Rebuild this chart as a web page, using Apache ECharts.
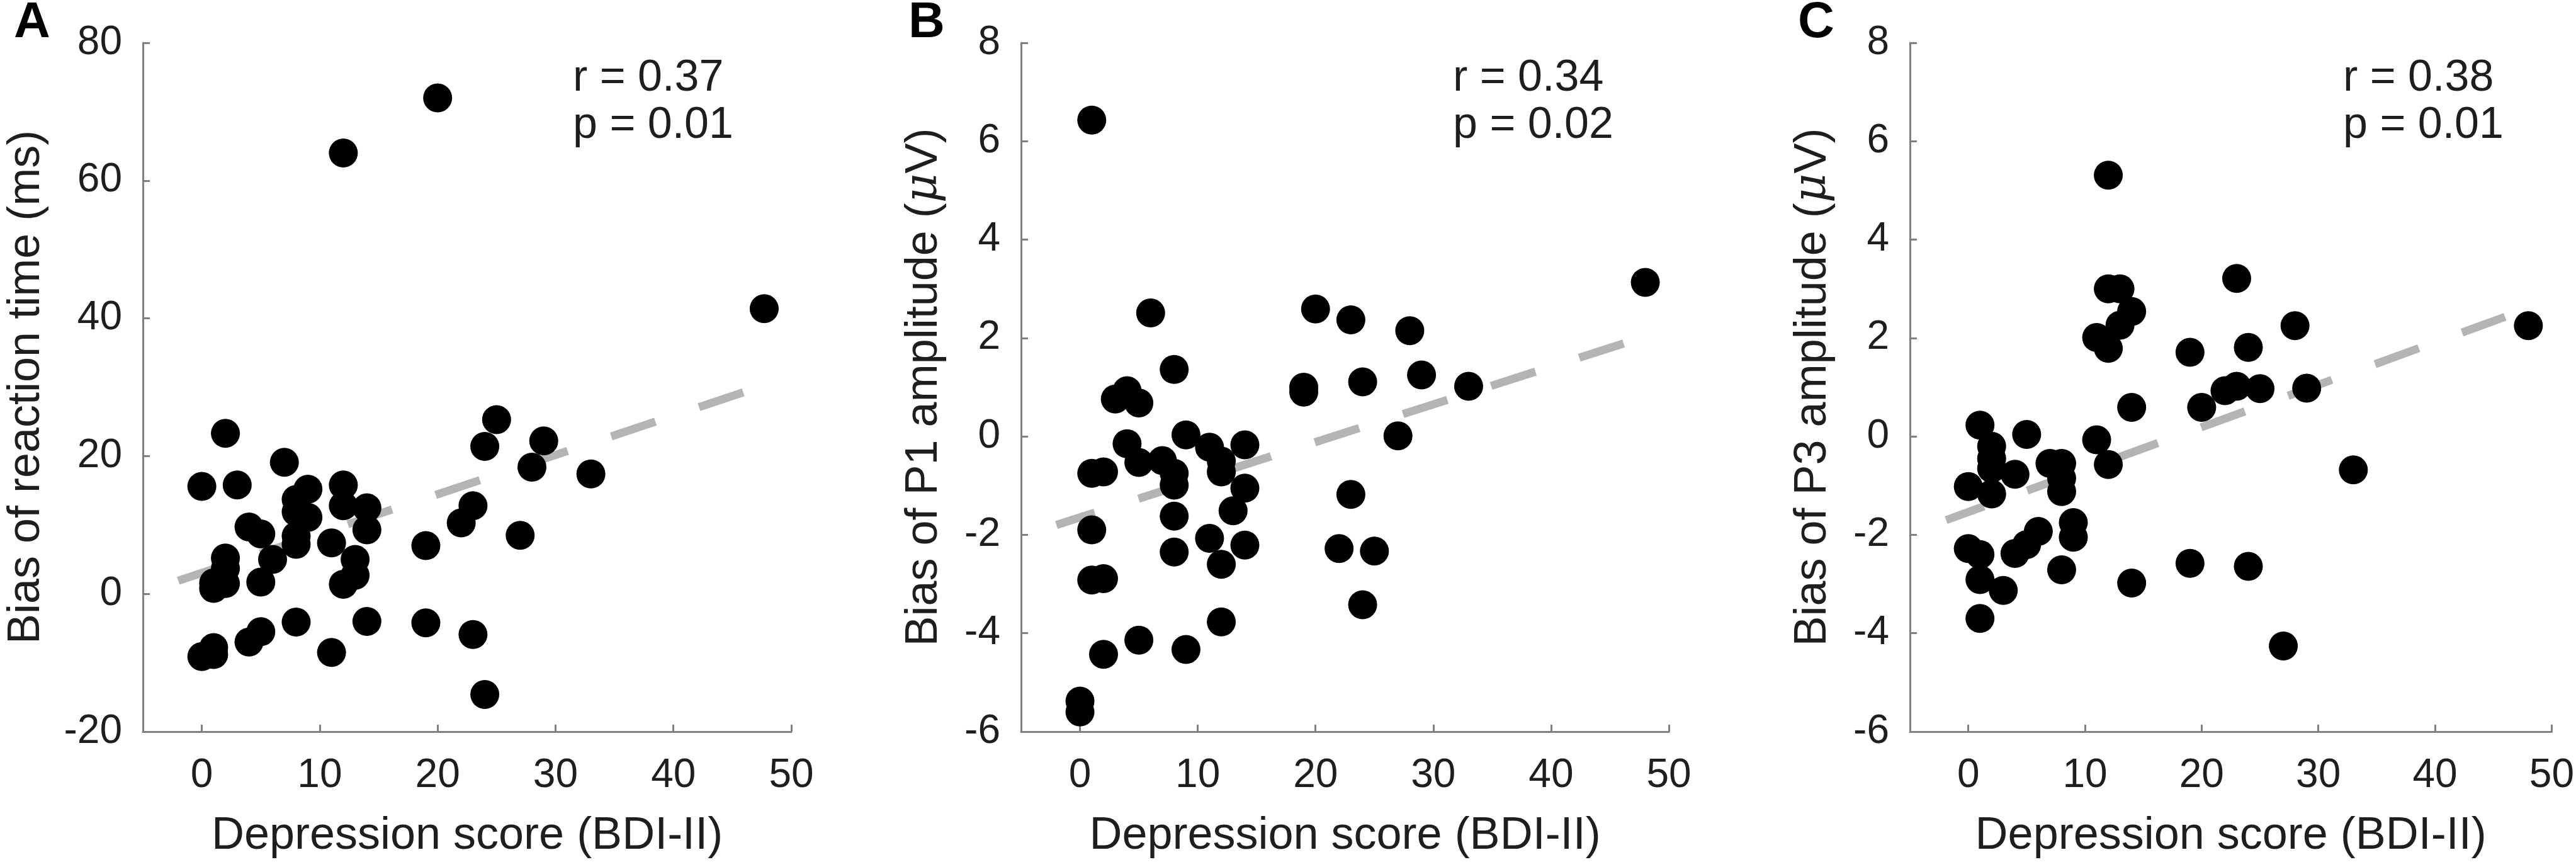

■ ■ ■

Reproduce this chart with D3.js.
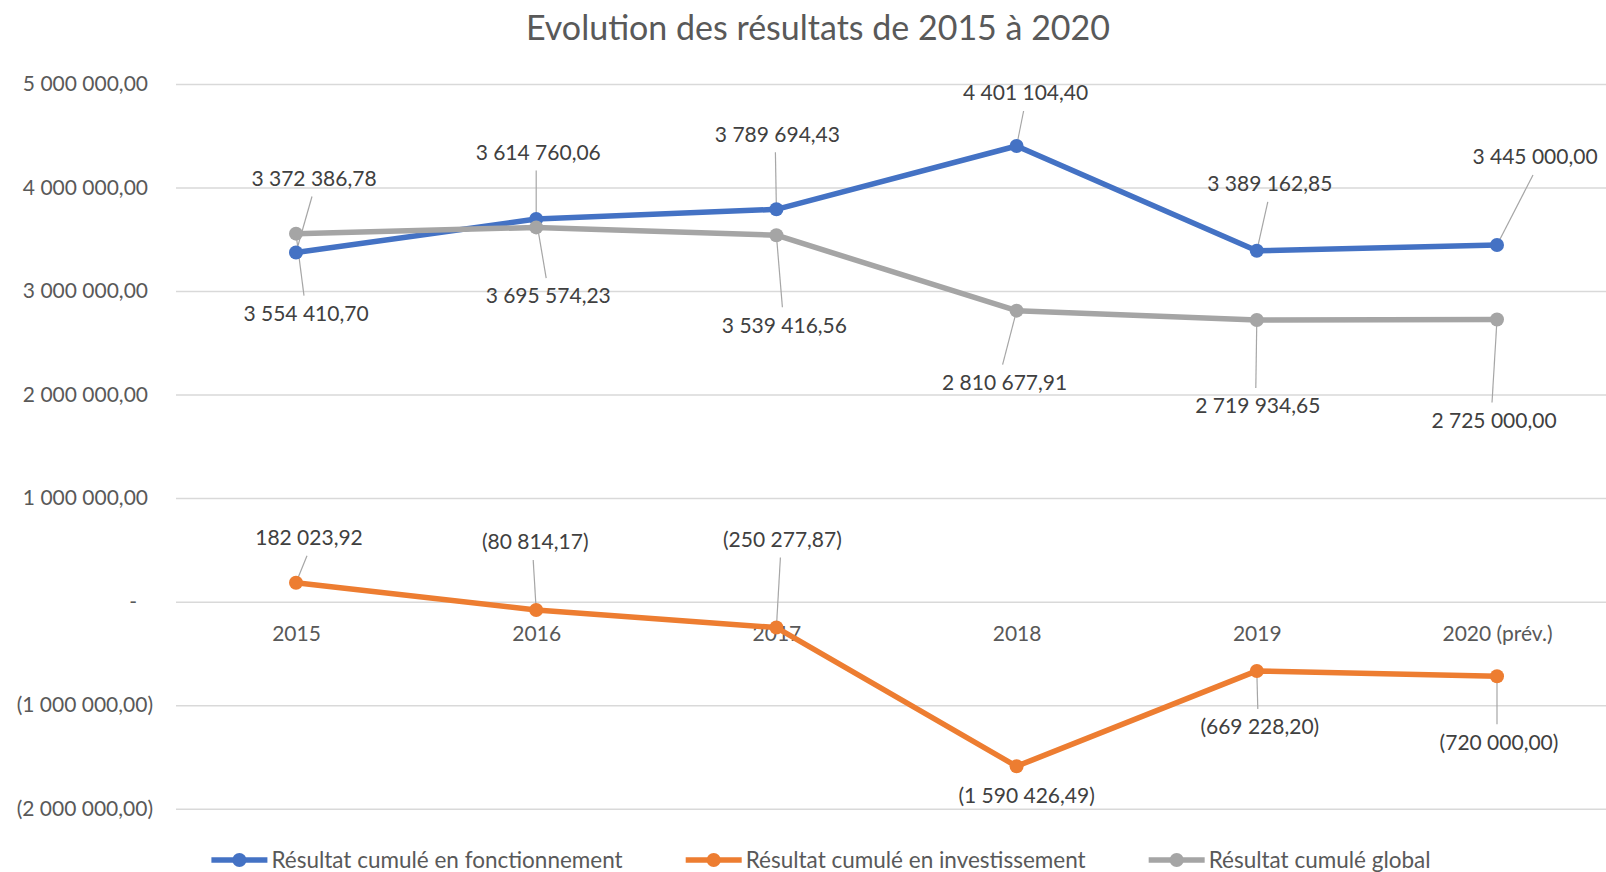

■ ■ ■

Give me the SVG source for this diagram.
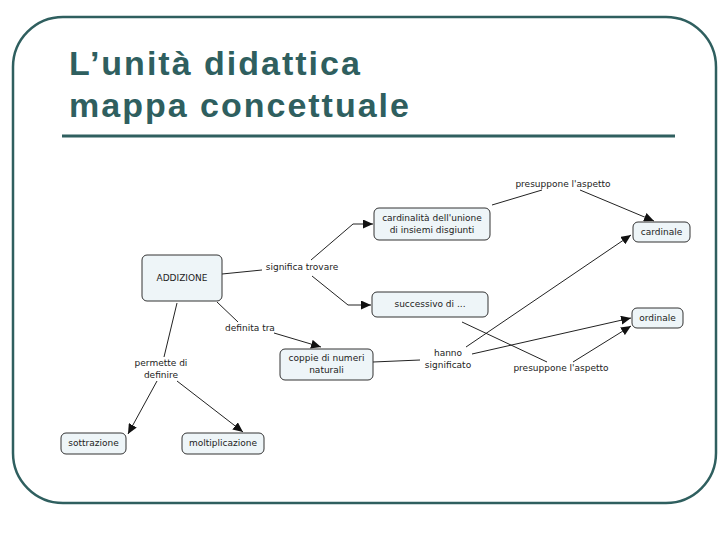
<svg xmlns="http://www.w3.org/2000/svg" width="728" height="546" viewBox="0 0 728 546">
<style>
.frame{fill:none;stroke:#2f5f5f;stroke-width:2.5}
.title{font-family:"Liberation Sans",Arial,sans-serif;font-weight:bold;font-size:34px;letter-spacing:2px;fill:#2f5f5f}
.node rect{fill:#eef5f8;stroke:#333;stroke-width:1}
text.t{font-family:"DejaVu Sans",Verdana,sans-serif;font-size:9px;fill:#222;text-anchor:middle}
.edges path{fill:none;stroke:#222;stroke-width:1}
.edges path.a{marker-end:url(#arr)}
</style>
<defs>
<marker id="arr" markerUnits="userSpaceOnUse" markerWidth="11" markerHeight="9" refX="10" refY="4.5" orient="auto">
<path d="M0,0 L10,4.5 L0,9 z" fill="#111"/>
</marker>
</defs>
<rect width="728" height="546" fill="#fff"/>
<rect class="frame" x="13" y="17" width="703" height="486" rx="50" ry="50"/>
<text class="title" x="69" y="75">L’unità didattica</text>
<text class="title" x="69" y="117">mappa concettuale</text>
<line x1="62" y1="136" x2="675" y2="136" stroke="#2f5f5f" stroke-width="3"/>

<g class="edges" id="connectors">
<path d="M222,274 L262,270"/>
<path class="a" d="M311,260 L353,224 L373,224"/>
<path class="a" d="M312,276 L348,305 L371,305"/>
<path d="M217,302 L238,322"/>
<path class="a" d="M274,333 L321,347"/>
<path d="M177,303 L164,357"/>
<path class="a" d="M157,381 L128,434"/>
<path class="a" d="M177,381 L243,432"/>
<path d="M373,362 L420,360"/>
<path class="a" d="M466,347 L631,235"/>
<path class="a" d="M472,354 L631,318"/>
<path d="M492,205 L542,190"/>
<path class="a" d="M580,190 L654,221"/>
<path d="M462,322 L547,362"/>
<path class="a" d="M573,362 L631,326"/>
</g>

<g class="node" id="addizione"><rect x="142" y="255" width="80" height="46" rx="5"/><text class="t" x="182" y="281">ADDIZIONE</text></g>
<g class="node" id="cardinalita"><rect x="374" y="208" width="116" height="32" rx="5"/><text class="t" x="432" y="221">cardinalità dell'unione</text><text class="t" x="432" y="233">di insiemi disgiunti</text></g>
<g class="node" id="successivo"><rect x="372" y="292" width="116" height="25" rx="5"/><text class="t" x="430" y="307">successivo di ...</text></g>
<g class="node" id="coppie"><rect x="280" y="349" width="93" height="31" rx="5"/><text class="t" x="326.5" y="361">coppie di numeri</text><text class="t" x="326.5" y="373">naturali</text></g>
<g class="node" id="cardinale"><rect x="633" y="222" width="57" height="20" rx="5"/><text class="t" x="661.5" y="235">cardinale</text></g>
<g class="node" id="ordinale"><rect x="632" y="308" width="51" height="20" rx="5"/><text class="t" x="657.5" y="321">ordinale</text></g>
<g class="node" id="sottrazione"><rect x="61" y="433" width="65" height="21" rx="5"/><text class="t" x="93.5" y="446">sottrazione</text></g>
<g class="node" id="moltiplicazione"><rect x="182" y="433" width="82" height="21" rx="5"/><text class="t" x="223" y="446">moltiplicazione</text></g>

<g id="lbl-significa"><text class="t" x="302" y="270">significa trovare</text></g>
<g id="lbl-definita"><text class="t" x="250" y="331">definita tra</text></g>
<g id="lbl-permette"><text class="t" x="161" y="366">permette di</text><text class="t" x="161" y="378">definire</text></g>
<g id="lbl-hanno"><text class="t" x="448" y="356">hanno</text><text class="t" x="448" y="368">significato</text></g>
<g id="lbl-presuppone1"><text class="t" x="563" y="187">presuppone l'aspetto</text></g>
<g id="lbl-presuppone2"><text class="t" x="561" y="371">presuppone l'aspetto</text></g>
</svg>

■ ■ ■

== Set exercise ==
Every line of the listing that holds "chart" should be found and copied.

== Answer for this exercise ==
Rebuild this chart as a web page, using Apache ECharts.
Reproduce this chart with D3.js.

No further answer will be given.